To be considered gingerbread, the recipe must feature ginger
as a dominant flavour and use either honey or molasses to add
sweetness.

Gingerbread House

No confection represents the holidays quite as well as gingerbread, does it? The term gingerbread describes both the hard cookie used to make gingerbread houses and the soft, moist loaf cakes. But, before you take your next bite, here some amazing facts about gingerbread you can share with your family and friends during the holiday season.

Ginger and gingerbread have a long and ancient history
Ginger, a common spice today, used to be considered a luxury more than 5,000 years ago. The ginger root was first cultivated in ancient China. Both India and China used it as a tonic to treat indigestion and upset stomachs. It’s generally accepted that ginger spread from the Orient over to Europe via the Silk Road. However, it was a monk, Gregory of Nicopolis, who is credited with bringing a method for making honey-sweetened ginger and spice cakes to Europe around 992 AD. By the late Middle Ages, Europeans had their own version of gingerbread. Gingerbread cookies were extremely popular at Medieval fairs in England, France, Holland and Germany. Medieval ladies often gave their favorite knights a piece of gingerbread as a good luck token at jousting tournaments.

It wasn’t always gingerbread men
Back in Medieval days, gingerbread was more often moulded as hard cookies, decorated to look like flowers, birds, animals or shaped like kings and queens. Elaborate gingerbread biscuits, often adorned with real gold leaf, were popular gifts among lovers. But, it wasn’t until the reign of Queen Elizabeth I (1558- 1603) that gingerbread cookies became gingerbread men.

This Queen is credited with the idea of decorating cookies in the shape of men that resembled visiting foreign dignitaries; and then she presented the cookies to them as a gift.
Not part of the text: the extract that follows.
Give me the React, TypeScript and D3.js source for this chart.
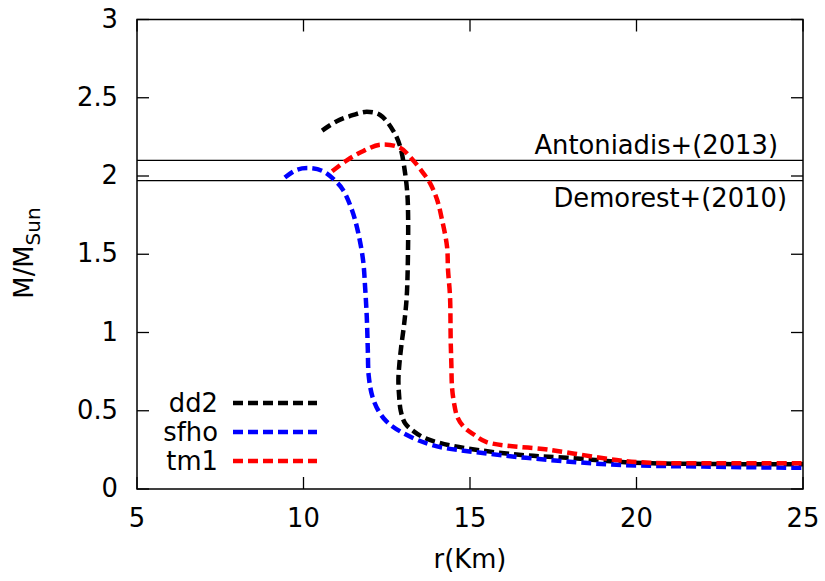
import React from "react";
import * as d3 from "d3";

const dd2R = [10.56, 11.0, 11.5, 11.9, 12.3, 12.69, 12.9, 13.05, 13.12, 13.14, 13.14, 13.1, 13.02, 12.94, 12.88, 12.85, 12.87, 12.92, 13.05, 13.3, 13.6, 14.08, 14.9, 16.4, 17.9, 19.9, 22.0, 25.0];
const dd2M = [2.29, 2.35, 2.39, 2.41, 2.39, 2.29, 2.19, 2.02, 1.88, 1.76, 1.55, 1.23, 1.05, 0.92, 0.8, 0.7, 0.6, 0.5, 0.42, 0.37, 0.33, 0.295, 0.26, 0.22, 0.20, 0.168, 0.16, 0.158];

const sfhoR = [9.44, 9.8, 10.2, 10.59, 10.95, 11.19, 11.46, 11.64, 11.79, 11.85, 11.9, 11.93, 11.96, 12.07, 12.25, 12.5, 12.97, 13.87, 15.38, 17.4, 19.4, 22.0, 25.0];
const sfhoM = [1.99, 2.04, 2.05, 2.03, 1.97, 1.91, 1.78, 1.64, 1.46, 1.29, 1.1, 0.9, 0.72, 0.59, 0.5, 0.43, 0.36, 0.28, 0.23, 0.185, 0.155, 0.143, 0.135];

const tm1R = [10.86, 11.3, 11.8, 12.3, 12.9, 13.29, 13.59, 13.8, 14.01, 14.16, 14.31, 14.34, 14.4, 14.42, 14.44, 14.46, 14.52, 14.62, 14.8, 15.1, 15.5, 17.4, 19.4, 20.4, 22.5, 25.0];
const tm1M = [2.03, 2.1, 2.16, 2.2, 2.18, 2.1, 2.02, 1.955, 1.85, 1.72, 1.55, 1.4, 1.23, 0.95, 0.8, 0.65, 0.55, 0.46, 0.4, 0.35, 0.3, 0.25, 0.185, 0.168, 0.165, 0.165];

const xTicks = [5, 10, 15, 20, 25];
const yTicks = [0, 0.5, 1, 1.5, 2, 2.5, 3];
const yTickLabels = ["0", "0.5", "1", "1.5", "2", "2.5", "3"];

const refNames = ["Antoniadis+(2013)", "Demorest+(2010)"];
const refValues = [2.1, 1.97];

const seriesNames = ["dd2", "sfho", "tm1"];
const seriesColors = ["#000000", "#0000ff", "#ff0000"];

export default function App() {
  const W = 825, H = 581;
  const left = 137, right = 803, top = 19.5, bottom = 489;
  const x = d3.scaleLinear().domain([5, 25]).range([left, right]);
  const y = d3.scaleLinear().domain([0, 3]).range([bottom, top]);
  const line = d3
    .line<[number, number]>()
    .x((d) => x(d[0]))
    .y((d) => y(d[1]))
    .curve(d3.curveCatmullRom.alpha(0.5));
  const series = [
    dd2R.map((r, i) => [r, dd2M[i]] as [number, number]),
    sfhoR.map((r, i) => [r, sfhoM[i]] as [number, number]),
    tm1R.map((r, i) => [r, tm1M[i]] as [number, number]),
  ];
  const font = "DejaVu Sans, sans-serif";
  const fs = 25.8;
  const tickLen = 12;
  const refTextX = [778, 787];
  const refTextY = [154, 207];
  return (
    <svg width={W} height={H} style={{ display: "block", position: "absolute", left: 0, top: 0 }} fontFamily={font}>
      <rect width={W} height={H} fill="#fff" />
      <defs>
        <clipPath id="plot">
          <rect x={left} y={top} width={right - left} height={bottom - top} />
        </clipPath>
      </defs>
      {refValues.map((v, i) => (
        <g key={i}>
          <line x1={left} x2={right} y1={y(v)} y2={y(v)} stroke="#000" strokeWidth={1.3} />
          <text x={refTextX[i]} y={refTextY[i]} textAnchor="end" fontSize={fs}>
            {refNames[i]}
          </text>
        </g>
      ))}
      <g clipPath="url(#plot)">
        {series.map((s, i) => (
          <path
            key={i}
            d={line(s) || ""}
            fill="none"
            stroke={seriesColors[i]}
            strokeWidth={4.5}
            strokeDasharray="10,5"
          />
        ))}
      </g>
      <rect x={left} y={top} width={right - left} height={bottom - top} fill="none" stroke="#000" strokeWidth={1.5} />
      {xTicks.map((t) => (
        <g key={"x" + t}>
          <line x1={x(t)} x2={x(t)} y1={bottom} y2={bottom - tickLen} stroke="#000" strokeWidth={1.3} />
          <line x1={x(t)} x2={x(t)} y1={top} y2={top + tickLen} stroke="#000" strokeWidth={1.3} />
          <text x={x(t)} y={527} textAnchor="middle" fontSize={fs}>
            {t}
          </text>
        </g>
      ))}
      {yTicks.map((t, i) => (
        <g key={"y" + t}>
          <line x1={left} x2={left + tickLen} y1={y(t)} y2={y(t)} stroke="#000" strokeWidth={1.3} />
          <line x1={right} x2={right - tickLen} y1={y(t)} y2={y(t)} stroke="#000" strokeWidth={1.3} />
          <text x={118} y={y(t) + 8} textAnchor="end" fontSize={fs}>
            {yTickLabels[i]}
          </text>
        </g>
      ))}
      <text x={470} y={568} textAnchor="middle" fontSize={fs}>
        r(Km)
      </text>
      <text transform={`translate(33,253) rotate(-90)`} textAnchor="middle" fontSize={fs}>
        M/M<tspan dy={7} fontSize={20}>Sun</tspan>
      </text>
      {seriesNames.map((n, i) => (
        <g key={n}>
          <text x={218} y={412 + i * 29} textAnchor="end" fontSize={fs}>
            {n}
          </text>
          <line
            x1={233}
            x2={317}
            y1={403 + i * 29}
            y2={403 + i * 29}
            stroke={seriesColors[i]}
            strokeWidth={4.5}
            strokeDasharray="10,5"
          />
        </g>
      ))}
    </svg>
  );
}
Superstitiously, ladies of the day ate man-shaped gingerbread biscuits to improve their chances of landing a husband! (Wonder if it worked?)

Gingerbread houses came after gingerbread men
Gingerbread houses can be traced backed to 19th century Germany where the concept of making gingerbread houses was probably inspired by the witch’s edible cottage in the fairy tale of Hansel and Gretel. The tradition of making gingerbread and building gingerbread houses was brought to America by early German settlers. Eventually, the construction of gingerbread houses became a Christmas tradition.

Gingerbread is the perfect cookie for making houses
Ever wonder why you don’t see cookie house villages made with other types of cookies? That’s because most cookies are just too soft. Gingerbread, on the other hand, is an incredibly rigid cookie so it really works well for building the walls and roof of a gingerbread house.

There are two ‘must-have’ ingredients required to make gingerbread
To be considered gingerbread, the recipe must feature ginger as a dominant flavour and use either honey or molasses to add sweetness. Without these two ingredients, you’re not making gingerbread—you’re just making cookies or a cake!